■ DATA PROVIDED
= = = = =

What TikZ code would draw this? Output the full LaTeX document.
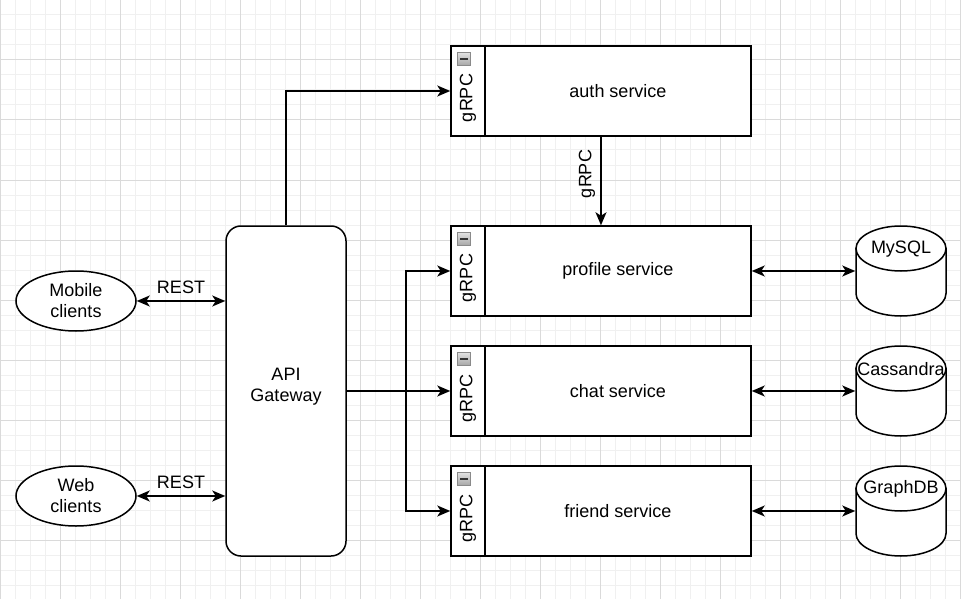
\documentclass[tikz,border=0pt]{standalone}
\usepackage{fontspec}
\setmainfont{Liberation Sans}
\usetikzlibrary{arrows.meta,shapes.geometric}
\definecolor{gridminor}{HTML}{F0F0F0}
\definecolor{gridmajor}{HTML}{DADADA}
\definecolor{iconborder}{HTML}{8A8A8A}
\definecolor{icontop}{HTML}{E2E2E2}
\definecolor{iconbot}{HTML}{A6A6A6}
\definecolor{iconline}{HTML}{333333}
\tikzset{
  every node/.style={font=\fontsize{18}{21}\selectfont},
  gminor/.style={draw=gridminor,line width=1pt},
  gmajor/.style={draw=gridmajor,line width=1pt},
  svc/.style={draw,rectangle,minimum width=300,minimum height=90,inner sep=0,fill=white},
  lbl/.style={inner sep=0,align=center},
  icon/.style={draw=iconborder,line width=1pt,minimum size=13,inner sep=0,top color=icontop,bottom color=iconbot},
  iconminus/.style={draw=iconline,line width=1.5pt},
  arr/.style={-{Stealth[length=13pt,width=11pt,inset=3.5pt]}},
  darr/.style={{Stealth[length=13pt,width=11pt,inset=3.5pt]}-{Stealth[length=13pt,width=11pt,inset=3.5pt]}},
  dbnode/.style={rectangle,minimum width=90,minimum height=90,inner sep=0},
}
\newcommand\svcbox[3]{%
  \node[svc] (#1) at (601,#2) {};
  \node[lbl] (#1-txt) at (618,#2) {#3};
  \draw (485,{#2-45}) -- (485,{#2+45});
  \node[lbl,rotate=90] (#1-proto) at (468,{#2+7}) {gRPC};
  \node[icon] (#1-icon) at (464,{#2-32}) {};
  \draw[iconminus] (460,{#2-32}) -- (468,{#2-32});
}
\newcommand\dbcyl[4]{%
  \node[dbnode] (#1) at (#2,#3) {};
  \draw[fill=white] ({#2-45},{#3-22.5}) -- ({#2-45},{#3+22.5})
    .. controls ({#2-45},{#3+34.93}) and ({#2-24.85},{#3+45}) .. ({#2},{#3+45})
    .. controls ({#2+24.85},{#3+45}) and ({#2+45},{#3+34.93}) .. ({#2+45},{#3+22.5})
    -- ({#2+45},{#3-22.5}) -- cycle;
  \draw[fill=white] ({#2},{#3-22.5}) ellipse [x radius=45,y radius=22.5];
  \node[lbl] (#1-txt) at ({#2},{#3-22}) {#4};
}
\begin{document}
\begin{tikzpicture}[x=1pt,y=-1pt,line width=1.5pt]
\useasboundingbox (0,0) rectangle (961,599);
\fill[white] (0,0) rectangle (961,599);
\foreach \i in {0,15,...,960} \draw[gminor] (\i,0) -- (\i,599);
\foreach \i in {0,15,...,585} \draw[gminor] (0,\i) -- (961,\i);
\foreach \i in {0,60,...,960} \draw[gmajor] (\i,0) -- (\i,599);
\foreach \i in {0,60,...,585} \draw[gmajor] (0,\i) -- (961,\i);

% services
\svcbox{auth}{91}{auth service}
\svcbox{profile}{271}{profile service}
\svcbox{chat}{391}{chat service}
\svcbox{friend}{511}{friend service}

% gateway and clients
\node[draw,fill=white,rectangle,rounded corners=15,minimum width=120,minimum height=330,inner sep=0] (gw) at (286,391) {};
\node[lbl] (gwtxt) at (286,387) {API\\Gateway};
\node[draw,fill=white,ellipse,minimum width=120,minimum height=60,inner sep=0,align=center] (mobile) at (76,301) {Mobile\\clients};
\node[draw,fill=white,ellipse,minimum width=120,minimum height=60,inner sep=0,align=center] (web) at (76,496) {Web\\clients};

% databases
\dbcyl{mysql}{901}{271}{MySQL}
\dbcyl{cass}{901}{391}{Cassandra}
\dbcyl{graph}{901}{511}{GraphDB}

% connectors
\draw[darr] (mobile.east) -- (gw.west |- mobile.east) node[lbl,midway,above=7pt] (rest1) {REST};
\draw[darr] (web.east) -- (gw.west |- web.east) node[lbl,midway,above=7pt] (rest2) {REST};
\draw[arr] (gw.north) |- (auth.west);
\draw[arr] (gw.east) -- (chat.west);
\coordinate (br) at (406,391);
\draw[arr] (br) |- (profile.west);
\draw[arr] (br) |- (friend.west);
\draw[arr] (auth.south) -- (profile.north);
\node[lbl,rotate=90] (authgrpc) at (587,174) {gRPC};
\draw[darr] (profile.east) -- (mysql.west);
\draw[darr] (chat.east) -- (cass.west);
\draw[darr] (friend.east) -- (graph.west);
\end{tikzpicture}
\end{document}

= = = = =

Quote the data exactly, leaving every image out of the copy.

What TikZ code would draw this? Output the full LaTeX document.
\documentclass[tikz,border=0pt]{standalone}
\usepackage{fontspec}
\setmainfont{Liberation Sans}
\usetikzlibrary{arrows.meta,shapes.geometric}
\definecolor{gridminor}{HTML}{F0F0F0}
\definecolor{gridmajor}{HTML}{DADADA}
\definecolor{iconborder}{HTML}{8A8A8A}
\definecolor{icontop}{HTML}{E2E2E2}
\definecolor{iconbot}{HTML}{A6A6A6}
\definecolor{iconline}{HTML}{333333}
\tikzset{
  every node/.style={font=\fontsize{18}{21}\selectfont},
  gminor/.style={draw=gridminor,line width=1pt},
  gmajor/.style={draw=gridmajor,line width=1pt},
  svc/.style={draw,rectangle,minimum width=300,minimum height=90,inner sep=0,fill=white},
  lbl/.style={inner sep=0,align=center},
  icon/.style={draw=iconborder,line width=1pt,minimum size=13,inner sep=0,top color=icontop,bottom color=iconbot},
  iconminus/.style={draw=iconline,line width=1.5pt},
  arr/.style={-{Stealth[length=13pt,width=11pt,inset=3.5pt]}},
  darr/.style={{Stealth[length=13pt,width=11pt,inset=3.5pt]}-{Stealth[length=13pt,width=11pt,inset=3.5pt]}},
  dbnode/.style={rectangle,minimum width=90,minimum height=90,inner sep=0},
}
\newcommand\svcbox[3]{%
  \node[svc] (#1) at (601,#2) {};
  \node[lbl] (#1-txt) at (618,#2) {#3};
  \draw (485,{#2-45}) -- (485,{#2+45});
  \node[lbl,rotate=90] (#1-proto) at (468,{#2+7}) {gRPC};
  \node[icon] (#1-icon) at (464,{#2-32}) {};
  \draw[iconminus] (460,{#2-32}) -- (468,{#2-32});
}
\newcommand\dbcyl[4]{%
  \node[dbnode] (#1) at (#2,#3) {};
  \draw[fill=white] ({#2-45},{#3-22.5}) -- ({#2-45},{#3+22.5})
    .. controls ({#2-45},{#3+34.93}) and ({#2-24.85},{#3+45}) .. ({#2},{#3+45})
    .. controls ({#2+24.85},{#3+45}) and ({#2+45},{#3+34.93}) .. ({#2+45},{#3+22.5})
    -- ({#2+45},{#3-22.5}) -- cycle;
  \draw[fill=white] ({#2},{#3-22.5}) ellipse [x radius=45,y radius=22.5];
  \node[lbl] (#1-txt) at ({#2},{#3-22}) {#4};
}
\begin{document}
\begin{tikzpicture}[x=1pt,y=-1pt,line width=1.5pt]
\useasboundingbox (0,0) rectangle (961,599);
\fill[white] (0,0) rectangle (961,599);
\foreach \i in {0,15,...,960} \draw[gminor] (\i,0) -- (\i,599);
\foreach \i in {0,15,...,585} \draw[gminor] (0,\i) -- (961,\i);
\foreach \i in {0,60,...,960} \draw[gmajor] (\i,0) -- (\i,599);
\foreach \i in {0,60,...,585} \draw[gmajor] (0,\i) -- (961,\i);

% services
\svcbox{auth}{91}{auth service}
\svcbox{profile}{271}{profile service}
\svcbox{chat}{391}{chat service}
\svcbox{friend}{511}{friend service}

% gateway and clients
\node[draw,fill=white,rectangle,rounded corners=15,minimum width=120,minimum height=330,inner sep=0] (gw) at (286,391) {};
\node[lbl] (gwtxt) at (286,387) {API\\Gateway};
\node[draw,fill=white,ellipse,minimum width=120,minimum height=60,inner sep=0,align=center] (mobile) at (76,301) {Mobile\\clients};
\node[draw,fill=white,ellipse,minimum width=120,minimum height=60,inner sep=0,align=center] (web) at (76,496) {Web\\clients};

% databases
\dbcyl{mysql}{901}{271}{MySQL}
\dbcyl{cass}{901}{391}{Cassandra}
\dbcyl{graph}{901}{511}{GraphDB}

% connectors
\draw[darr] (mobile.east) -- (gw.west |- mobile.east) node[lbl,midway,above=7pt] (rest1) {REST};
\draw[darr] (web.east) -- (gw.west |- web.east) node[lbl,midway,above=7pt] (rest2) {REST};
\draw[arr] (gw.north) |- (auth.west);
\draw[arr] (gw.east) -- (chat.west);
\coordinate (br) at (406,391);
\draw[arr] (br) |- (profile.west);
\draw[arr] (br) |- (friend.west);
\draw[arr] (auth.south) -- (profile.north);
\node[lbl,rotate=90] (authgrpc) at (587,174) {gRPC};
\draw[darr] (profile.east) -- (mysql.west);
\draw[darr] (chat.east) -- (cass.west);
\draw[darr] (friend.east) -- (graph.west);
\end{tikzpicture}
\end{document}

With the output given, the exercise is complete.